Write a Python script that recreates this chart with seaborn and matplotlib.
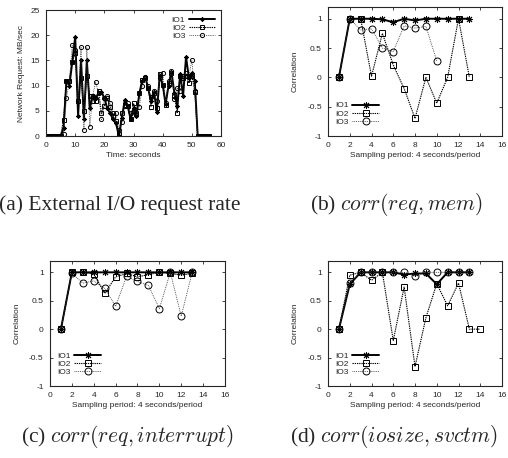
import numpy as np
import pandas as pd
import seaborn as sns
import matplotlib.pyplot as plt
from matplotlib.ticker import MultipleLocator

# panel (a): external I/O request rate, MB/sec, one sample per second
time_a = list(range(57))
io1_a = [0, 0, 0, 0, 0, 0, 1.5, 11, 10, 14.7, 19.7, 4, 15, 3.3, 15, 5.5, 8, 7.5, 8.5, 8.8,
         7.5, 5.5, 4.5, 3.3, 2.5, 0, 3.5, 7.2, 6, 3.3, 5.5, 4, 8.5, 11, 11.8, 9.5, 7, 8.8,
         4.8, 12, 10.2, 6.3, 10, 12.8, 8.5, 6, 12.3, 8, 15.7, 11.5, 12.5, 11, 0, 0, 0, 0, 0]
io2_a = [0, 0, 0, 0, 0, 0, 3.2, 11, 11, 14.7, 16.5, 7, 11.5, 5, 12, 8, 7, 7, 9, 4.5,
         6, 7.5, 5.8, 4, 3, 0.5, 4.5, 6.2, 6, 3.3, 6.5, 4.5, 8.5, 11.2, 11.5, 9.5, 5.8, 8.5,
         5.5, 12.4, 10.2, 6.2, 10.5, 12.5, 8, 4.5, 12, 11.5, 12, 10.5, 12, 8.8, 0, 0, 0, 0, 0]
io3_a = [0, 0, 0, 0, 0, 0, 0.5, 7.5, 11, 18, 17, 7, 17.6, 1.2, 17.6, 1.8, 8, 10.7, 8.5, 3.3,
         7.5, 8, 6.5, 4.5, 4.5, 1.2, 2.8, 6, 6.5, 4.5, 5, 4.2, 5.8, 10, 11.8, 10, 7.8, 9,
         7, 11.5, 12.6, 6.5, 11, 13, 7.3, 9.6, 9, 12, 12.5, 12, 15, 9, 0, 0, 0, 0, 0]

# panel (b): corr(req, mem)
io1_b = [0, 1, 1, 1, 0.99, 0.94, 1, 0.97, 1, 1, 1, 1, 1]
io2_b = [0, 1, 1, 0.02, 0.75, 0.21, -0.19, -0.7, 0, -0.44, 0, 1, 0]
io3_b = [0, 1, 0.81, 0.83, 0.5, 0.44, 0.88, 0.84, 0.87, 0.28]

# panel (c): corr(req, interrupt)
io1_c = [0, 1, 1, 1, 1, 1, 1, 1, 1, 1, 1, 1, 1]
io2_c = [0, 1, 1, 0.97, 0.63, 0.92, 0.98, 0.92, 0.96, 1, 0.98, 0.95, 0.98]
io3_c = [0, 0.98, 0.81, 0.85, 0.72, 0.4, 0.93, 0.84, 0.77, 0.36, 1, 0.23, 1]

# panel (d): corr(iosize, svctm)
io1_d = [0, 0.79, 1, 1, 1, 1, 0.96, 0.98, 0.98, 0.79, 1, 1, 1]
io2_d = [0, 0.95, 1, 0.86, 1, -0.2, 0.74, -0.66, 0.2, 0.8, 0.41, 0.81, 0, 0]
io3_d = [0, 0.82, 1, 1, 1, 1, 1, 0.94, 1, 1, 1, 1, 1]

captions = ["(a) External I/O request rate", "(b) $corr(req, mem)$",
            "(c) $corr(req, interrupt)$", "(d) $corr(iosize, svctm)$"]

sns.set_style("ticks")
plt.rcParams['font.family'] = ['Liberation Sans', 'DejaVu Sans']
plt.rcParams['mathtext.fontset'] = 'cm'
plt.rcParams['axes.unicode_minus'] = False

fig = plt.figure(figsize=(5.08, 4.58), dpi=100)
ax_a = fig.add_axes([0.0906, 0.703, 0.3445, 0.275])
ax_b = fig.add_axes([0.6457, 0.703, 0.3425, 0.2817])
ax_c = fig.add_axes([0.0984, 0.1572, 0.3445, 0.273])
ax_d = fig.add_axes([0.6457, 0.1572, 0.3425, 0.273])

# line style per series: (marker, dashes, linewidth, colour)
styles = {
    'IO1': ((8, 2, 0), None, 1.4, 'black'),
    'IO2': ('s', (1.2, 0.8), 0.8, 'black'),
    'IO3': ('o', (1.0, 1.2), 0.6, '#333333'),
}


def draw(ax, series, msize):
    for name, vals in series.items():
        marker, dash, lw, col = styles[name]
        df = pd.DataFrame({'x': vals[0], 'y': vals[1]})
        sns.lineplot(data=df, x='x', y='y', ax=ax, color=col, lw=lw,
                     marker=marker, markersize=msize, mfc='none', mec='black',
                     mew=0.7, label=name)
        if dash:
            ax.lines[-1].set_dashes(dash)


draw(ax_a, {'IO1': (time_a, io1_a), 'IO2': (time_a, io2_a), 'IO3': (time_a, io3_a)}, 3.0)
ax_a.set_xlim(0, 60)
ax_a.set_ylim(0, 25)
ax_a.xaxis.set_major_locator(MultipleLocator(10))
ax_a.yaxis.set_major_locator(MultipleLocator(5))
ax_a.set_xlabel("Time: seconds", fontsize=6, labelpad=2)
ax_a.set_ylabel("Network Request: MB/sec", fontsize=6, labelpad=4)
ax_a.legend(loc='upper right', fontsize=6, frameon=False, markerfirst=False,
            labelspacing=0.05, handlelength=3.2, handletextpad=0.4, borderaxespad=0.3)

for ax, ys in [(ax_b, (io1_b, io2_b, io3_b)), (ax_c, (io1_c, io2_c, io3_c)),
               (ax_d, (io1_d, io2_d, io3_d))]:
    series = {n: (list(range(1, len(v) + 1)), v) for n, v in zip(['IO1', 'IO2', 'IO3'], ys)}
    draw(ax, series, 5.0)
    ax.set_xlim(0, 16)
    ax.set_ylim(-1, 1.2)
    ax.xaxis.set_major_locator(MultipleLocator(2))
    ax.set_yticks([-1, -0.5, 0, 0.5, 1])
    ax.set_yticklabels(['-1', '-0.5', '0', '0.5', '1'])
    ax.set_xlabel("Sampling period: 4 seconds/period", fontsize=6, labelpad=2)
    ax.set_ylabel("Correlation", fontsize=6, labelpad=6)
    ax.legend(loc='lower left', fontsize=6, frameon=False, markerfirst=False,
              labelspacing=0.05, handlelength=3.2, handletextpad=0.4,
              bbox_to_anchor=(0.0, 0.02))

for ax in [ax_a, ax_b, ax_c, ax_d]:
    ax.tick_params(direction='in', top=True, right=True, labelsize=6,
                   length=2.5, width=0.6, pad=4.5)
    for s in ax.spines.values():
        s.set_linewidth(0.8)
        s.set_visible(True)

cap_pos = [(120, 205), (397, 205), (127, 437), (394, 437)]
for (px, py), cap in zip(cap_pos, captions):
    fig.text(px / 508, 1 - py / 458, cap, ha='center', va='center',
             fontsize=15.5, family='Liberation Serif')

fig.savefig('out.png', dpi=100)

**Set task**
Reproduce the material above exactly, first line through the line that contains "from matplotlib.ticker import MultipleLocator", minus the pictures.

**The completed task**
Write a Python script that recreates this chart with seaborn and matplotlib.
import numpy as np
import pandas as pd
import seaborn as sns
import matplotlib.pyplot as plt
from matplotlib.ticker import MultipleLocator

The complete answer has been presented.